**Problem to solve**
Quote the data exactly, first line to the line containing "358), (1010, 358)]", with no pictures.
═══ Collected data
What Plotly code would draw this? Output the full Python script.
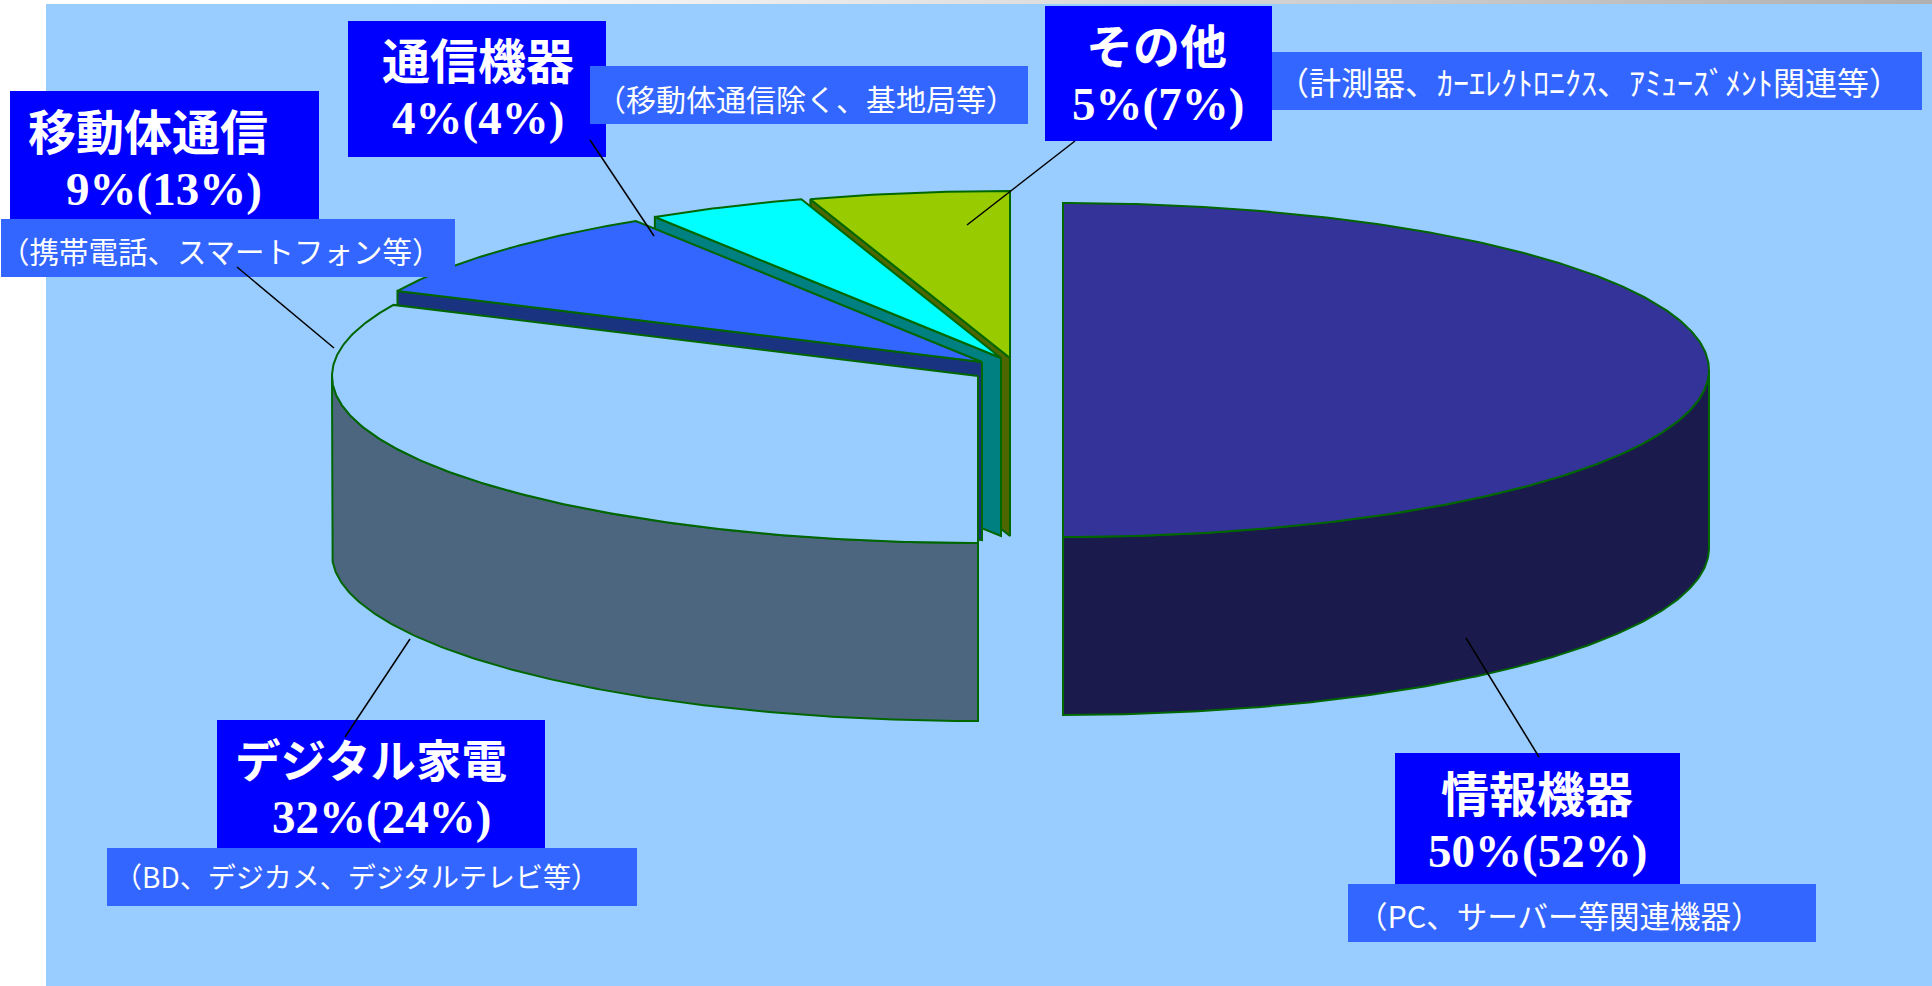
import numpy as np
import plotly.graph_objects as go

# Shipment shares by application (%), with the previous-period share in brackets
categories = ["情報機器", "デジタル家電", "移動体通信", "通信機器", "その他"]
shares = [50, 32, 9, 4, 5]
prior_shares = [52, 24, 13, 4, 7]
details = [
    "（PC、サーバー等関連機器）",
    "（BD、デジカメ、デジタルテレビ等）",
    "（携帯電話、スマートフォン等）",
    "（移動体通信除く、基地局等）",
    "（計測器、ｶｰｴﾚｸﾄﾛﾆｸｽ、ｱﾐｭｰｽﾞﾒﾝﾄ関連等）",
]

W, H = 1932, 986
BACKGROUND = "#99CCFF"
EDGE = "#006600"
RX, RY, DEPTH = 646, 167, 178

top_colors = ["#333399", "#99CCFF", "#3366FF", "#00FFFF", "#99CC00"]
side_colors = ["#1A1A4D", "#4D6680", "#1A3380", "#008080", "#4D6600"]
# Exploded slice centres on the page
centres = [(1063, 370), (978, 376), (982, 362), (1001, 358), (1010, 358)]

# Label panels: heading box and detail box (x0, y0, x1, y1)
head_boxes = [(1395, 753, 1680, 884), (217, 720, 545, 848), (10, 91, 319, 220),
              (348, 21, 606, 157), (1045, 6, 1272, 141)]
detail_boxes = [(1348, 884, 1816, 942), (107, 848, 637, 906), (1, 219, 455, 277),
                (590, 66, 1028, 124), (1272, 52, 1922, 110)]
# Text anchors: heading, value and detail centres
head_pos = [(1537, 791), (371, 758), (148, 129), (478, 58), (1156, 43)]
value_pos = [(1537, 851), (381, 817), (164, 189), (478, 118), (1158, 104)]
detail_pos = [(1559, 915), (356, 876), (221, 250), (806, 98), (1589, 81)]
head_sizes = [48, 45.5, 48, 48, 47]
detail_sizes = [30.5, 28, 29.5, 30, 32]
leaders = [((1466, 638), (1539, 757)), ((410, 639), (345, 737)), ((237, 267), (334, 348)),
           ((590, 140), (654, 236)), ((1075, 141), (967, 225))]


def rim(cx, cy, t0, t1, drop=0.0):
    """Points on a slice rim between two clockwise-from-top angles in degrees."""
    t = np.radians(np.linspace(t0, t1, max(2, int(abs(t1 - t0) * 2))))
    return cx + RX * np.sin(t), cy - RY * np.cos(t) + drop


def polygon(x, y, fill):
    return go.Scatter(x=x, y=y, mode="lines", fill="toself", fillcolor=fill,
                      line=dict(color=EDGE, width=2), hoverinfo="skip", showlegend=False)


edges = np.concatenate([[0], np.cumsum(shares)]) * 3.6
fig = go.Figure()

# Band across the top of the page
strip = np.linspace(0, 1, 200)
fig.add_trace(go.Heatmap(x=strip * W, y=[1, 3], z=[strip, strip], showscale=False, hoverinfo="skip",
                         colorscale=[[0, "#FFFFFF"], [0.2, "#FFFFFF"], [1, "#B0B0B0"]]))

# Painted back to front so nearer slices cover the faces behind them
for i in reversed(range(len(shares))):
    cx, cy = centres[i]
    t0, t1 = edges[i], edges[i + 1]
    side = side_colors[i]

    # Radial face at the start of the slice
    xr, yr = rim(cx, cy, t0, t0)
    fig.add_trace(polygon([cx, xr[0], xr[0], cx, cx],
                          [cy, yr[0], yr[0] + DEPTH, cy + DEPTH, cy], side))

    # Outer wall on the near half of the ellipse
    lo, hi = max(t0, 90), min(t1, 270)
    if hi > lo:
        xa, ya = rim(cx, cy, lo, hi)
        xb, yb = rim(cx, cy, hi, lo, DEPTH)
        fig.add_trace(polygon(np.r_[xa, xb, xa[0]], np.r_[ya, yb, ya[0]], side))

    # Top surface
    xa, ya = rim(cx, cy, t0, t1)
    fig.add_trace(polygon(np.r_[cx, xa, cx], np.r_[cy, ya, cy], top_colors[i]))

# Panels and leader lines sit over the slices
shapes = [dict(type="rect", xref="x", yref="y", x0=0, y0=0, x1=46, y1=H,
               fillcolor="#FFFFFF", line_width=0, layer="below"),
          dict(type="rect", xref="x", yref="y", x0=46, y0=4, x1=W, y1=H,
               fillcolor=BACKGROUND, line_width=0, layer="below")]
for box in head_boxes:
    shapes.append(dict(type="rect", xref="x", yref="y", x0=box[0], y0=box[1], x1=box[2], y1=box[3],
                       fillcolor="#0000FF", line_width=0, layer="above"))
for box in detail_boxes:
    shapes.append(dict(type="rect", xref="x", yref="y", x0=box[0], y0=box[1], x1=box[2], y1=box[3],
                       fillcolor="#3366FF", line_width=0, layer="above"))
for a, b in leaders:
    shapes.append(dict(type="line", xref="x", yref="y", x0=a[0], y0=a[1], x1=b[0], y1=b[1],
                       line=dict(color="#000000", width=1.5), layer="above"))

annotations = []


def label(pos, text, font):
    annotations.append(dict(x=pos[0], y=pos[1], xref="x", yref="y", text=text, showarrow=False,
                            xanchor="center", yanchor="middle", font=font))


JP = "Noto Sans CJK JP"
for i, name in enumerate(categories):
    label(head_pos[i], f"<b>{name}</b>", dict(family=JP, size=head_sizes[i], color="#FFFFFF"))
    label(value_pos[i], f"<b>{shares[i]}%({prior_shares[i]}%)</b>",
          dict(family="Liberation Serif", size=47, color="#FFFFFF"))
    label(detail_pos[i], details[i], dict(family=JP, size=detail_sizes[i], color="#FFFFFF"))

fig.update_layout(
    width=W, height=H, margin=dict(l=0, r=0, t=0, b=0), autosize=False,
    paper_bgcolor="#FFFFFF", plot_bgcolor="rgba(0,0,0,0)", showlegend=False,
    xaxis=dict(range=[0, W], visible=False, fixedrange=True),
    yaxis=dict(range=[H, 0], visible=False, fixedrange=True),
    shapes=shapes, annotations=annotations,
)
fig.write_html("out.html", config=dict(displayModeBar=False))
══════
**Result for this task**
What Plotly code would draw this? Output the full Python script.
import numpy as np
import plotly.graph_objects as go

# Shipment shares by application (%), with the previous-period share in brackets
categories = ["情報機器", "デジタル家電", "移動体通信", "通信機器", "その他"]
shares = [50, 32, 9, 4, 5]
prior_shares = [52, 24, 13, 4, 7]
details = [
    "（PC、サーバー等関連機器）",
    "（BD、デジカメ、デジタルテレビ等）",
    "（携帯電話、スマートフォン等）",
    "（移動体通信除く、基地局等）",
    "（計測器、ｶｰｴﾚｸﾄﾛﾆｸｽ、ｱﾐｭｰｽﾞﾒﾝﾄ関連等）",
]

W, H = 1932, 986
BACKGROUND = "#99CCFF"
EDGE = "#006600"
RX, RY, DEPTH = 646, 167, 178

top_colors = ["#333399", "#99CCFF", "#3366FF", "#00FFFF", "#99CC00"]
side_colors = ["#1A1A4D", "#4D6680", "#1A3380", "#008080", "#4D6600"]
# Exploded slice centres on the page
centres = [(1063, 370), (978, 376), (982, 362), (1001, 358), (1010, 358)]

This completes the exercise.